I missed the meeting where one had to choose between racism and sexism. While it is obvious that not every feminist statement can or has to represent all women, I naively thought we had reached the point where we did think we had to represent someone more than just privileged white women. Sure enough, I have been told that the video is ironic. Ah, irony! The dead-eyed, conservative and lazy substitute for critical thinking.
Allen herself says the whole thing is meant to be lighthearted, dealing "with objectification of women … It has nothing to do with race at all." The whole thing may have been more lighthearted if the dancers also walked off at the end. You know, using their brains as well as their bodies. But what do I know? I am way too old for Miley. Even my 12-year-old is way too old for Miley Cyrus. Twerking isn't a recent invention. Has anyone been to West Africa? Jamaica? New Orleans or Tottenham? Miley can do what she likes with her own body.
But it is the continual, unrelenting exploitation of the bodies of black women (and men) that cannot be ignored. Soon everyone will cry buckets in cinemas watching 12 Years a Slave because, you know, it wasn't nice. But if anyone bothers to think about how black bodies came to be in America and how they came to be nothing more than units of economic production, then maybe the phrase "shake your money maker" becomes a little less joyous.
The great crossover of hip-hop here and in the US to middle-class youth has been intriguing to watch. To a large extent youth culture has imbibed all kinds of black cultures. We might think that brings with it an actual shift in power, but no. Look around at any gatherings, in the tech industry, in the City, while Cameron tells us that austerity is not just for Christmas but for life, and you will be hard pushed to spot a black face.
We are not post-racism any more than we are post-feminism. This is the context into which this video falls: a white middle-class woman playing ringleader to anonymous black women. Maybe there is a knowing wink here I missed. But I haven't missed years of black women writing about how their bodies are used for white people to write their own scripts all over them.

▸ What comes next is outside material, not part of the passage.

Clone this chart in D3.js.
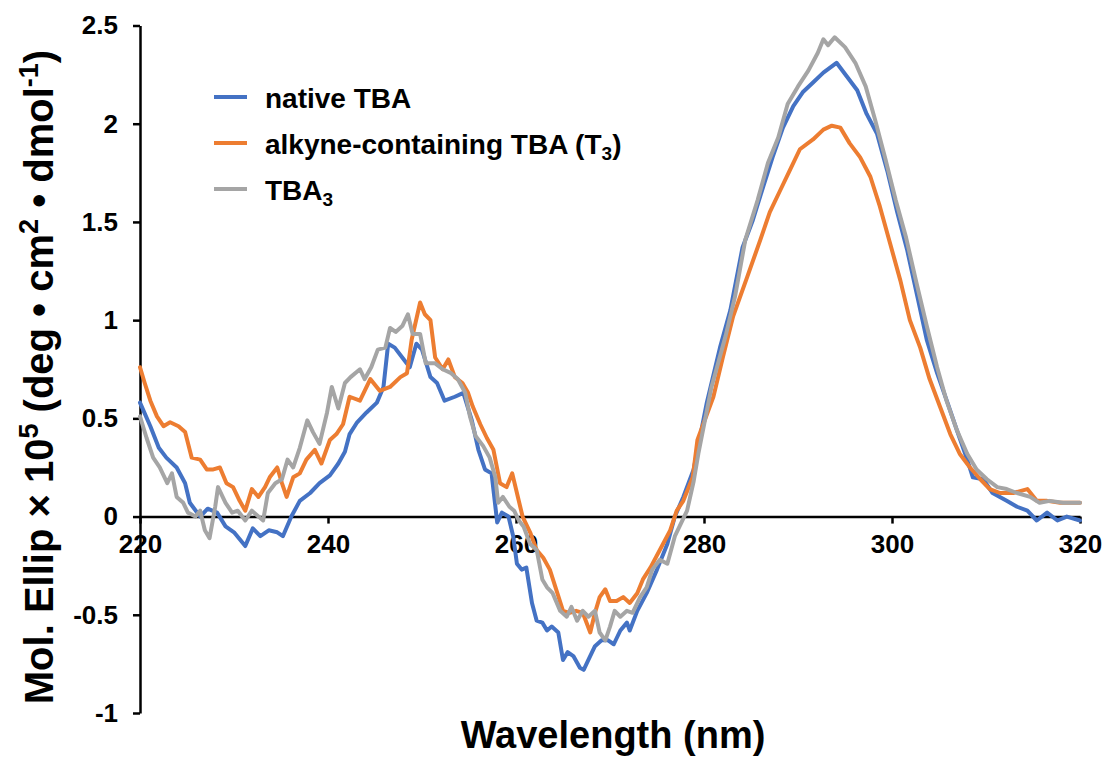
<!DOCTYPE html>
<html><head><meta charset="utf-8">
<script src="https://cdn.jsdelivr.net/npm/d3@7/dist/d3.min.js"></script>
<style>
body{margin:0;background:#fff}
svg{display:block}
text{font-family:"Liberation Sans",Arial,Helvetica,sans-serif;font-weight:bold;fill:#000}
</style>
</head><body>
<svg id="c" width="1104" height="758"></svg>
<script>
// ---- data ----
const xTicks=[220,240,260,280,300,320];
const yTicks=[-1,-0.5,0,0.5,1,1.5,2,2.5];
const yTickLabels=["-1","-0.5","0","0.5","1","1.5","2","2.5"];
const seriesNames=["native TBA","alkyne-containing TBA (T","TBA"];
const seriesSubs=["","3",")","3"];
const seriesColors=["#4472C4","#ED7D31","#A5A5A5"];

const nativeWl=[220.0,221.1,222.0,222.8,223.9,224.8,225.3,226.4,227.2,228.2,229.1,230.0,231.2,232.0,232.8,233.7,234.6,235.2,236.1,237.0,238.1,239.1,240.2,241.1,241.8,242.3,243.1,244.1,245.2,245.9,246.4,247.1,247.9,248.7,249.4,250.0,250.9,251.6,252.4,253.5,254.4,255.3,256.0,256.7,257.4,258.0,258.5,259.2,259.7,260.1,260.6,261.1,261.7,262.2,262.8,263.3,263.8,264.5,265.0,265.5,266.1,266.8,267.2,267.7,268.4,269.1,269.8,270.4,271.1,271.8,272.1,272.9,273.9,275.0,276.1,276.9,277.8,278.9,280.3,281.7,282.8,284.1,285.2,286.3,287.3,288.4,289.5,290.5,291.6,292.7,294.1,295.2,296.3,297.3,298.4,299.5,300.5,301.6,302.7,303.7,304.8,305.9,306.9,308.0,308.6,309.7,310.7,312.2,313.3,314.4,315.4,316.5,317.6,318.6,320.0];
const nativeVal=[0.58,0.46,0.35,0.30,0.25,0.17,0.07,0.00,0.04,0.02,-0.05,-0.08,-0.15,-0.06,-0.10,-0.07,-0.08,-0.10,0.00,0.08,0.12,0.17,0.21,0.27,0.33,0.42,0.48,0.53,0.58,0.66,0.88,0.86,0.81,0.76,0.88,0.85,0.71,0.68,0.59,0.61,0.63,0.49,0.34,0.24,0.22,-0.03,0.02,0.00,-0.10,-0.24,-0.27,-0.26,-0.44,-0.53,-0.54,-0.58,-0.56,-0.59,-0.73,-0.69,-0.71,-0.77,-0.78,-0.73,-0.66,-0.63,-0.63,-0.65,-0.58,-0.54,-0.58,-0.48,-0.39,-0.27,-0.14,0.00,0.10,0.24,0.58,0.86,1.05,1.37,1.51,1.68,1.83,1.98,2.09,2.16,2.21,2.26,2.31,2.24,2.17,2.05,1.95,1.76,1.56,1.36,1.12,0.90,0.73,0.58,0.44,0.29,0.20,0.19,0.12,0.08,0.05,0.03,-0.02,0.02,-0.02,0.00,-0.02];

const alkyneWl=[220.0,220.5,221.1,221.8,222.5,223.2,224.1,224.8,225.5,226.4,227.1,227.8,228.5,229.2,229.9,230.6,231.2,231.9,232.6,233.3,233.8,234.6,235.1,235.6,236.3,237.0,237.7,238.6,239.3,240.2,240.9,241.6,242.3,243.4,244.5,245.5,246.6,247.7,248.4,248.9,249.8,250.3,250.9,251.4,252.2,252.8,253.5,254.3,254.9,255.4,256.2,256.9,257.6,258.3,259.0,259.6,260.2,260.7,261.5,262.2,262.9,263.6,264.4,265.0,265.7,266.4,267.1,267.9,268.4,268.9,269.5,270.0,270.7,271.4,272.1,272.9,273.5,274.3,275.3,276.4,277.1,277.8,278.8,279.3,281.0,282.0,283.1,284.6,286.0,287.0,288.1,289.1,290.2,291.6,292.7,293.6,294.5,295.5,296.6,297.7,298.7,299.8,300.9,301.9,303.0,304.0,305.1,306.2,307.2,308.3,309.4,310.4,311.5,312.9,314.4,315.4,316.5,317.9,320.0];
const alkyneVal=[0.76,0.68,0.59,0.51,0.46,0.48,0.46,0.43,0.30,0.29,0.24,0.24,0.25,0.17,0.15,0.08,0.03,0.14,0.10,0.15,0.20,0.25,0.17,0.10,0.20,0.22,0.29,0.34,0.27,0.39,0.42,0.47,0.61,0.59,0.70,0.64,0.66,0.71,0.73,0.90,1.09,1.03,1.00,0.81,0.75,0.80,0.71,0.68,0.63,0.56,0.47,0.40,0.34,0.17,0.15,0.22,0.10,0.00,-0.08,-0.17,-0.21,-0.27,-0.39,-0.48,-0.49,-0.48,-0.49,-0.59,-0.49,-0.41,-0.37,-0.43,-0.43,-0.41,-0.44,-0.39,-0.32,-0.26,-0.17,-0.07,0.03,0.08,0.20,0.39,0.61,0.81,1.02,1.22,1.41,1.55,1.66,1.76,1.87,1.92,1.97,1.99,1.98,1.90,1.83,1.73,1.58,1.39,1.20,1.00,0.86,0.70,0.56,0.42,0.32,0.25,0.19,0.14,0.12,0.12,0.14,0.08,0.08,0.07,0.07];

const tba3Wl=[220.0,220.7,221.4,222.1,222.9,223.4,223.9,224.6,225.1,225.9,226.4,226.9,227.4,228.0,228.3,229.1,229.8,230.4,231.2,231.9,232.6,233.1,233.6,234.4,235.1,235.7,236.3,237.0,237.8,238.4,239.1,239.9,240.4,241.1,241.8,242.4,243.4,243.9,244.6,245.3,246.1,246.6,247.2,247.9,248.5,249.0,249.8,250.4,251.4,252.2,253.1,253.8,254.6,255.1,255.7,256.5,257.2,257.8,258.1,258.6,259.3,259.8,260.3,260.8,261.5,262.2,262.8,263.3,263.9,264.7,265.4,265.9,266.5,267.1,267.7,268.4,268.9,269.5,270.0,270.5,271.1,271.8,272.4,273.2,273.9,274.5,275.3,276.1,276.9,277.4,278.2,278.9,279.4,280.8,282.3,283.3,284.4,285.7,286.8,287.9,288.9,290.0,291.1,292.1,292.7,293.2,293.9,295.0,296.1,297.2,298.2,299.3,300.4,301.5,302.6,303.7,304.8,305.8,306.9,308.0,309.0,310.1,311.2,312.2,313.3,314.7,315.7,316.8,318.2,320.0];
const tba3Val=[0.51,0.40,0.30,0.25,0.17,0.22,0.10,0.07,0.02,0.00,0.03,-0.07,-0.11,0.05,0.15,0.07,0.02,0.03,-0.02,0.03,0.00,-0.02,0.12,0.17,0.19,0.29,0.25,0.35,0.49,0.43,0.37,0.53,0.66,0.55,0.68,0.71,0.75,0.70,0.76,0.85,0.86,0.96,0.94,0.97,1.03,0.93,0.93,0.78,0.78,0.75,0.73,0.70,0.63,0.51,0.41,0.36,0.30,0.20,0.07,0.10,0.05,0.03,-0.02,-0.05,-0.14,-0.17,-0.32,-0.36,-0.39,-0.48,-0.51,-0.46,-0.53,-0.48,-0.51,-0.48,-0.59,-0.63,-0.56,-0.48,-0.51,-0.48,-0.49,-0.41,-0.36,-0.27,-0.22,-0.24,-0.10,-0.05,0.03,0.18,0.32,0.66,0.92,1.12,1.41,1.61,1.80,1.93,2.10,2.19,2.27,2.36,2.43,2.40,2.44,2.39,2.31,2.19,2.02,1.82,1.61,1.42,1.19,0.97,0.76,0.59,0.44,0.32,0.24,0.19,0.15,0.14,0.12,0.10,0.07,0.08,0.07,0.07];

// ---- chart ----
const svg=d3.select("#c");
const x=d3.scaleLinear().domain([220,320]).range([140,1080]);
const y=d3.scaleLinear().domain([-1,2.5]).range([713,25.5]);

const series=[
  {wl:nativeWl,val:nativeVal,color:seriesColors[0]},
  {wl:alkyneWl,val:alkyneVal,color:seriesColors[1]},
  {wl:tba3Wl,val:tba3Val,color:seriesColors[2]}
];

// axes
const yAxis=d3.axisLeft(y).tickValues(yTicks).tickSize(7).tickSizeOuter(0).tickPadding(15)
  .tickFormat((d,i)=>yTickLabels[i]);
const gy=svg.append("g").attr("transform",`translate(${x(220)},0)`).call(yAxis);
const xAxis=d3.axisBottom(x).tickValues(xTicks).tickSize(7).tickSizeOuter(0).tickPadding(11)
  .tickFormat(d=>String(d));
const gx=svg.append("g").attr("transform",`translate(0,${y(0)})`).call(xAxis);
[gx,gy].forEach(g=>{
  g.select(".domain").attr("stroke","#000").attr("stroke-width",2.5);
  g.selectAll(".tick line").attr("stroke","#000").attr("stroke-width",2.5);
  g.selectAll(".tick text").style("font-size","26px").attr("fill","#000");
});

// lines
const line=d3.line().x(d=>x(d[0])).y(d=>y(d[1]));
series.forEach(s=>{
  svg.append("path").datum(s.wl.map((w,i)=>[w,s.val[i]]))
    .attr("fill","none").attr("stroke",s.color).attr("stroke-width",4)
    .attr("stroke-linejoin","round").attr("stroke-linecap","round")
    .attr("d",line);
});

// legend
const legY=[97,143,189];
series.forEach((s,i)=>{
  svg.append("line").attr("x1",214).attr("x2",247).attr("y1",legY[i]).attr("y2",legY[i])
    .attr("stroke",s.color).attr("stroke-width",4);
});
const lt=(i)=>svg.append("text").attr("x",265).attr("y",legY[i]+11).style("font-size","28px");
lt(0).text(seriesNames[0]);
{
  const t=lt(1); t.append("tspan").text(seriesNames[1]);
  t.append("tspan").attr("dy",6).style("font-size","19px").text(seriesSubs[1]);
  t.append("tspan").attr("dy",-6).text(seriesSubs[2]);
}
{
  const t=lt(2); t.append("tspan").text(seriesNames[2]);
  t.append("tspan").attr("dy",6).style("font-size","19px").text(seriesSubs[3]);
}

// axis titles
svg.append("text").attr("x",613).attr("y",748).attr("text-anchor","middle")
  .style("font-size","38px").text("Wavelength (nm)");
const yt=svg.append("text").attr("transform","translate(53,377) rotate(-90)")
  .attr("text-anchor","middle").style("font-size","40px");
yt.append("tspan").text("Mol. Ellip × 10");
yt.append("tspan").attr("dy",-15).style("font-size","27px").text("5");
yt.append("tspan").attr("dy",15).text(" (deg • cm");
yt.append("tspan").attr("dy",-15).style("font-size","27px").text("2");
yt.append("tspan").attr("dy",15).text(" • dmol");
yt.append("tspan").attr("dy",-15).style("font-size","27px").text("-1");
yt.append("tspan").attr("dy",15).text(")");
</script>
</body></html>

For as Simone de Beauvoir said: "The body is not a thing, it is a situation: it is our grasp on the world and our sketch of our project." Thisis the situation. Whether the project is feminism or a way of selling a song. Our sketches matter. Who gets to be in charge of our bodies matters. So I am sorry but Allen cannot be the one to say this is nothing to do with race. Racism works precisely by denying the presence of race. The privilege is to not notice it.
Does liberal feminism expect so little that we lap up the crumbs from the table? That we say to women of colour: I am afraid your concerns are a bit humourless, we will sort out the race stuff later, and by the way where did you get your nails done? Well, it's just not good enough for this bitch.
As hard as it might be here, I still know it's a damn sight harder for some bitches than others.